Extract keywords from text based on Trie dicitonary data structure.

1. Extract keywords

>>> import firehole as fh
>>> keyword_processor = fh.KeywordProcessor()
>>> keyword_processor.add_keyword('Big Apple', 'New York')
>>> keyword_processor.add_keyword('Bay Area')
>>> keywords_found = keyword_processor.extract_keywords('I love Big Apple and Bay Area.')
>>> keywords_found
>>> # ['New York', 'Bay Area']

import firehole as fh
keyword_processor = fh.KeywordProcessor()
keyword_processor.add_keyword('口号')
keyword_processor.add_keyword('横幅')
keywords_found = keyword_processor.extract_keywords('他边喊口号边走近了那个建筑，并拉起了横幅。
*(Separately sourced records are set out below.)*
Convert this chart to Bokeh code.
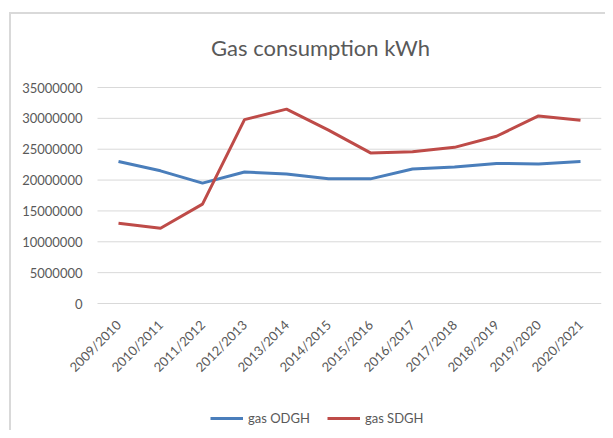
import math
from bokeh.plotting import figure
from bokeh.models import (Range1d, FixedTicker, NumeralTickFormatter, Legend,
                          LegendItem, Label)
from bokeh.embed import file_html
from bokeh.resources import INLINE

years = ["2009/2010", "2010/2011", "2011/2012", "2012/2013", "2013/2014",
         "2014/2015", "2015/2016", "2016/2017", "2017/2018", "2018/2019",
         "2019/2020", "2020/2021"]
gas_odgh = [23000000, 21500000, 19500000, 21300000, 21000000, 20200000,
            20200000, 21800000, 22100000, 22700000, 22600000, 23000000]
gas_sdgh = [13000000, 12200000, 16100000, 29800000, 31500000, 28100000,
            24400000, 24600000, 25300000, 27100000, 30400000, 29700000]
y_ticks = [0, 5000000, 10000000, 15000000, 20000000, 25000000, 30000000, 35000000]
title_text = "Gas consumption kWh"

FONT = "Lato"
GREY = "#595959"
GRID = "#d9d9d9"

# layout (pixels)
W, H = 605, 430
FRAME_LEFT_PX, FRAME_RIGHT_PX = 12, 601
PLOT_LEFT_PX = 97
AXIS_TOP_PX, AXIS_BOTTOM_PX = 87, 303

n = len(years)
xs = list(range(n))
x_lo, x_hi = -0.5, n - 0.5
px_per_x = (FRAME_RIGHT_PX - PLOT_LEFT_PX) / n
x_start = x_lo - (PLOT_LEFT_PX - FRAME_LEFT_PX) / px_per_x

y_max = y_ticks[-1]
per_px = y_max / (AXIS_BOTTOM_PX - AXIS_TOP_PX)
y_start = -(H - AXIS_BOTTOM_PX) * per_px
y_end = y_max + AXIS_TOP_PX * per_px

p = figure(width=W, height=H, x_range=Range1d(x_start, x_hi),
           y_range=Range1d(y_start, y_end),
           output_backend="svg", toolbar_location=None,
           min_border_left=FRAME_LEFT_PX, min_border_right=W - FRAME_RIGHT_PX,
           min_border_top=0, min_border_bottom=0, border_fill_color=None,
           background_fill_color=None)
p.styles = {"box-shadow": "inset 9px 12px 0 0 #ffffff, inset 11px 14px 0 0 #d9d9d9"}
p.outline_line_color = None
p.xgrid.grid_line_color = None
p.ygrid.grid_line_color = None

# horizontal gridlines across the plot area only
grid_ticks = y_ticks[1:]
p.segment(x0=[x_lo] * len(grid_ticks), x1=[x_hi] * len(grid_ticks),
          y0=grid_ticks, y1=grid_ticks, line_color=GRID, line_width=1)

p.yaxis.fixed_location = x_lo
p.yaxis.ticker = FixedTicker(ticks=y_ticks)
p.yaxis.formatter = NumeralTickFormatter(format="0")
p.yaxis.axis_line_color = None
p.yaxis.major_tick_line_color = None
p.yaxis.minor_tick_line_color = None
p.yaxis.major_tick_out = 0
p.yaxis.major_label_standoff = 15
p.yaxis.major_label_text_font = FONT
p.yaxis.major_label_text_font_size = "13px"
p.yaxis.major_label_text_color = GREY

p.xaxis.fixed_location = 0
p.xaxis.bounds = (x_lo, x_hi)
p.xaxis.ticker = FixedTicker(ticks=xs)
p.xaxis.major_label_overrides = {i: y for i, y in zip(xs, years)}
p.xaxis.axis_line_color = GRID
p.xaxis.major_tick_line_color = None
p.xaxis.minor_tick_line_color = None
p.xaxis.major_tick_out = 0
p.xaxis.major_label_orientation = math.pi / 4
p.xaxis.major_label_standoff = 19
p.xaxis.major_label_text_font = FONT
p.xaxis.major_label_text_font_size = "13px"
p.xaxis.major_label_text_color = GREY

r1 = p.line(xs, gas_odgh, line_color="#4A7EBB", line_width=3)
r2 = p.line(xs, gas_sdgh, line_color="#BE4B48", line_width=3)

legend = Legend(items=[LegendItem(label="gas ODGH", renderers=[r1]),
                       LegendItem(label="gas SDGH", renderers=[r2])],
                orientation="horizontal", location=(198, 2),
                padding=0, margin=0, spacing=17, glyph_width=33,
                label_standoff=5, label_text_font=FONT,
                label_text_font_size="13px", label_text_color=GREY,
                border_line_color=None, background_fill_alpha=0)
p.add_layout(legend, "center")

title = Label(x=308, y=383, x_units="screen", y_units="screen", text=title_text,
              text_align="center", text_baseline="alphabetic",
              text_font=FONT, text_font_size="22px", text_color=GREY)
p.add_layout(title)

open("out.html", "w").write(file_html(p, INLINE))
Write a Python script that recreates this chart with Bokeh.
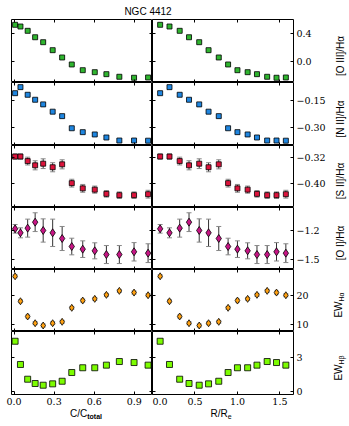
from bokeh.plotting import figure
from bokeh.models import (ColumnDataSource, Whisker, TeeHead, FixedTicker, LinearAxis,
                          Range1d, Div, CustomLabelingPolicy)
from bokeh.layouts import gridplot, column, row
from bokeh.embed import file_html
from bokeh.resources import INLINE

# ---------------- data ----------------
c_frac = [0.008, 0.048, 0.102, 0.158, 0.218, 0.289, 0.360, 0.432, 0.514, 0.604, 0.691, 0.788, 0.898, 1.003]
r_norm = [0.09, 0.20, 0.32, 0.43, 0.55, 0.66, 0.78, 0.89, 1.00, 1.12, 1.23, 1.35, 1.46, 1.57]

oiii = [0.519, 0.495, 0.434, 0.343, 0.273, 0.160, 0.057, -0.042, -0.123, -0.151, -0.179, -0.216, -0.230, -0.226]
oiii_err = [0.012] * 14
nii = [-0.109, -0.075, -0.118, -0.146, -0.172, -0.213, -0.238, -0.306, -0.328, -0.341, -0.358, -0.375, -0.375, -0.376]
nii_err = [0.007] * 14
sii = [-0.316, -0.316, -0.330, -0.343, -0.338, -0.349, -0.340, -0.398, -0.414, -0.418, -0.431, -0.435, -0.435, -0.432]
sii_err = [0.008, 0.008, 0.012, 0.014, 0.015, 0.014, 0.014, 0.012, 0.012, 0.011, 0.010, 0.010, 0.010, 0.012]
oi = [-1.183, -1.224, -1.176, -1.115, -1.200, -1.224, -1.282, -1.364, -1.391, -1.408, -1.446, -1.446, -1.418, -1.432]
oi_err = [0.044, 0.051, 0.092, 0.096, 0.119, 0.140, 0.123, 0.085, 0.085, 0.082, 0.092, 0.092, 0.094, 0.096]
ew_ha = [26.55, 17.93, 12.66, 10.34, 9.55, 10.34, 10.83, 15.66, 18.17, 18.76, 20.14, 21.52, 20.93, 20.0]
ew_ha_err = [0.5] * 14
ew_hb = [4.41, 2.36, 1.06, 0.68, 0.53, 0.65, 0.88, 1.65, 2.07, 2.07, 2.30, 2.62, 2.53, 2.30]
ew_hb_err = [0.08] * 14

x_ticks_c = [0.0, 0.3, 0.6, 0.9]
x_labels_c = ["0.0", "0.3", "0.6", "0.9"]
x_ticks_r = [0.0, 0.5, 1.0, 1.5]
x_labels_r = ["0.0", "0.5", "1.0", "1.5"]
x_range_c = (-0.019, 1.036)
x_range_r = (0.0, 1.66)

title_text = "NGC 4412"
xlabel_c = "C/C<span style='font-size:7px;font-weight:bold;vertical-align:-2px'>total</span>"
xlabel_r = "R/R<span style='font-size:7px;vertical-align:-2px'>e</span>"

rows = [
    dict(y=oiii, err=oiii_err, yr=(-0.297, 0.594), ticks=[0.0, 0.4], labels=["0.0", "0.4"],
         marker="square", size=5, color="#2fb52f", ecolor="#9a9a9a",
         name="[O III]/H\u03b1"),
    dict(y=nii, err=nii_err, yr=(-0.403, -0.049), ticks=[-0.30, -0.15], labels=["\u22120.30", "\u22120.15"],
         marker="square", size=5, color="#1f86e0", ecolor="#9a9a9a",
         name="[N II]/H\u03b1"),
    dict(y=sii, err=sii_err, yr=(-0.473, -0.282), ticks=[-0.40, -0.32], labels=["\u22120.40", "\u22120.32"],
         marker="square", size=5, color="#dc143c", ecolor="#333333",
         name="[S II]/H\u03b1"),
    dict(y=oi, err=oi_err, yr=(-1.599, -0.965), ticks=[-1.5, -1.2], labels=["\u22121.5", "\u22121.2"],
         marker="diamond", size=8, color="#c71585", ecolor="#333333",
         name="[O I]/H\u03b1"),
    dict(y=ew_ha, err=ew_ha_err, yr=(7.48, 28.9), ticks=[10, 20], labels=["10", "20"],
         marker="diamond", size=7, color="#ffa010", ecolor="#777777",
         name="EW<span style='font-size:7px;vertical-align:-2px'>H\u03b1</span>"),
    dict(y=ew_hb, err=ew_hb_err, yr=(-0.29, 5.27), ticks=[0, 3], labels=["0", "3"],
         marker="square", size=6, color="#7cfc00", ecolor="#9a9a9a",
         name="EW<span style='font-size:7px;vertical-align:-2px'>H\u03b2</span>"),
]
frame_heights = [63, 63, 62, 62, 62, 63]
TOP_H = 19
BOTTOM_BORDER = 13
XL_H = 426 - TOP_H - sum(frame_heights) - BOTTOM_BORDER
RIGHT_BORDER = 33
LEFT_BORDER = 11
FRAME_W = 141
TOTAL_W = 349
YL_W = TOTAL_W - LEFT_BORDER - 2 * FRAME_W - RIGHT_BORDER

TICK_FONT = "DejaVu Serif"
LABEL_FONT = "Liberation Sans"

hide_policy_code = "for (const i of indices) { indices.unset(i) }\nreturn indices"


def add_axes(p, xticks, xlabels, yticks, ylabels, label_bottom, label_right):
    specs = [("below", xticks, xlabels, label_bottom),
             ("above", xticks, xlabels, False),
             ("left", yticks, ylabels, False),
             ("right", yticks, ylabels, label_right)]
    for loc, ticks, labs, show in specs:
        ax = LinearAxis(ticker=FixedTicker(ticks=ticks))
        ax.major_tick_in = 3
        ax.major_tick_out = 0
        ax.minor_tick_line_color = None
        ax.axis_line_color = None
        ax.major_tick_line_color = "black"
        if show:
            ax.major_label_overrides = {t: s for t, s in zip(ticks, labs)}
            ax.major_label_text_font = TICK_FONT
            ax.major_label_text_font_size = "9.5px"
            ax.major_label_text_color = "black"
            ax.major_label_standoff = 3
        else:
            ax.major_label_text_font_size = "0px"
            ax.major_label_standoff = 0
            ax.major_label_policy = CustomLabelingPolicy(code=hide_policy_code)
        p.add_layout(ax, loc)


children = []
n = len(rows)
for i, rw in enumerate(rows):
    for col in range(2):
        xs = c_frac if col == 0 else r_norm
        xr = x_range_c if col == 0 else x_range_r
        bottom = (i == n - 1)
        p = figure(frame_width=FRAME_W, frame_height=frame_heights[i],
                   x_range=Range1d(*xr), y_range=Range1d(*rw["yr"]),
                   output_backend="svg", toolbar_location=None,
                   x_axis_location=None, y_axis_location=None,
                   min_border_left=LEFT_BORDER if col == 0 else 0,
                   min_border_right=0 if col == 0 else RIGHT_BORDER,
                   min_border_top=0,
                   min_border_bottom=BOTTOM_BORDER if bottom else 0)
        p.xgrid.visible = False
        p.ygrid.visible = False
        p.outline_line_color = "black"
        p.outline_line_width = 1
        p.background_fill_color = "white"
        p.border_fill_color = "white"

        lower = [v - e for v, e in zip(rw["y"], rw["err"])]
        upper = [v + e for v, e in zip(rw["y"], rw["err"])]
        src = ColumnDataSource(dict(x=xs, y=rw["y"], lower=lower, upper=upper))
        w = Whisker(source=src, base="x", lower="lower", upper="upper", dimension="height",
                    line_color=rw["ecolor"], line_width=1,
                    upper_head=TeeHead(size=5, line_color="#888888", line_width=1),
                    lower_head=TeeHead(size=5, line_color="#888888", line_width=1))
        p.add_layout(w)
        p.scatter("x", "y", source=src, marker=rw["marker"], size=rw["size"],
                  fill_color=rw["color"], line_color="black", line_width=0.8)

        xt = x_ticks_c if col == 0 else x_ticks_r
        xl = x_labels_c if col == 0 else x_labels_r
        add_axes(p, xt, xl, rw["ticks"], rw["labels"], bottom, col == 1)
        children.append(p)

grid = gridplot(children, ncols=2, toolbar_location=None)

# right-hand y labels (rotated HTML text)
ylabel_divs = []
for i, rw in enumerate(rows):
    h = frame_heights[i] + (BOTTOM_BORDER if i == n - 1 else 0)
    cy = frame_heights[i] / 2 + 5
    html = ("<div style='position:relative;width:%dpx;height:%dpx;'>"
            "<div style='position:absolute;left:12px;top:%.1fpx;transform:translate(-50%%,-50%%) rotate(-90deg);"
            "white-space:nowrap;font-family:\"%s\";font-size:10px;line-height:11px;color:black;'>%s</div></div>"
            % (YL_W, h, cy, LABEL_FONT, rw["name"]))
    ylabel_divs.append(Div(text=html, width=YL_W, height=h, margin=0))
ylabel_col = column(*ylabel_divs, spacing=0, margin=0)

title = Div(text=("<div style='position:relative;width:%dpx;height:%dpx;'>"
                  "<div style='position:absolute;left:148px;top:6px;transform:translateX(-50%%);white-space:nowrap;"
                  "font-family:\"%s\";font-size:10px;line-height:11px;color:black;'>%s</div></div>"
                  % (TOTAL_W, TOP_H, LABEL_FONT, title_text)),
            width=TOTAL_W, height=TOP_H, margin=0)


def xlabel_div(text, w, cx):
    html = ("<div style='position:relative;width:%dpx;height:%dpx;'>"
            "<div style='position:absolute;left:%dpx;top:1px;transform:translateX(-50%%);white-space:nowrap;"
            "font-family:\"%s\";font-size:10px;line-height:11px;color:black;'>%s</div></div>"
            % (w, XL_H, cx, LABEL_FONT, text))
    return Div(text=html, width=w, height=XL_H, margin=0)


xl_left = xlabel_div(xlabel_c, LEFT_BORDER + FRAME_W, 86)
xl_right = xlabel_div(xlabel_r, FRAME_W + RIGHT_BORDER + YL_W, 69)

layout = column(title,
                row(grid, ylabel_col, spacing=0, margin=0),
                row(xl_left, xl_right, spacing=0, margin=0),
                spacing=0, margin=0)

with open("out.html", "w") as f:
    f.write(file_html(layout, INLINE))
')
keywords_found
# ['口号', '横幅']

2. Replace keywords

>>> keyword_processor.add_keyword('New Delhi', 'NCR region')
>>> new_sentence = keyword_processor.replace_keywords('I love Big Apple and new delhi.')
>>> new_sentence
>>> # 'I love New York and NCR region.'

3. Case Sensitive example

>>> import firehole as fh
>>> keyword_processor = fh.KeywordProcessor(case_sensitive=True)
>>> keyword_processor.add_keyword('Big Apple', 'New York')
>>> keyword_processor.add_keyword('Bay Area')
>>> keywords_found = keyword_processor.extract_keywords('I love big Apple and Bay Area.')
>>> keywords_found
>>> # ['Bay Area']

4. Span of keywords extracted

>>> import firehole as fh
>>> keyword_processor = fh.KeywordProcessor()
>>> keyword_processor.add_keyword('Big Apple', 'New York')
>>> keyword_processor.add_keyword('Bay Area')
>>> keywords_found = keyword_processor.extract_keywords('I love big Apple and Bay Area.', span_info=True)
>>> keywords_found
>>> # [('New York', 7, 16), ('Bay Area', 21, 29)]

5. Get Extra information with keywords extracted

>>> import firehole as fh
>>> kp = fh.KeywordProcessor()
>>> kp.add_keyword('Taj Mahal', ('Monument', 'Taj Mahal'))
>>> kp.add_keyword('Delhi', ('Location', 'Delhi'))
>>> kp.extract_keywords('Taj Mahal is in Delhi.')
>>> # [('Monument', 'Taj Mahal'), ('Location', 'Delhi')]
>>> # NOTE: replace_keywords feature won't work with this.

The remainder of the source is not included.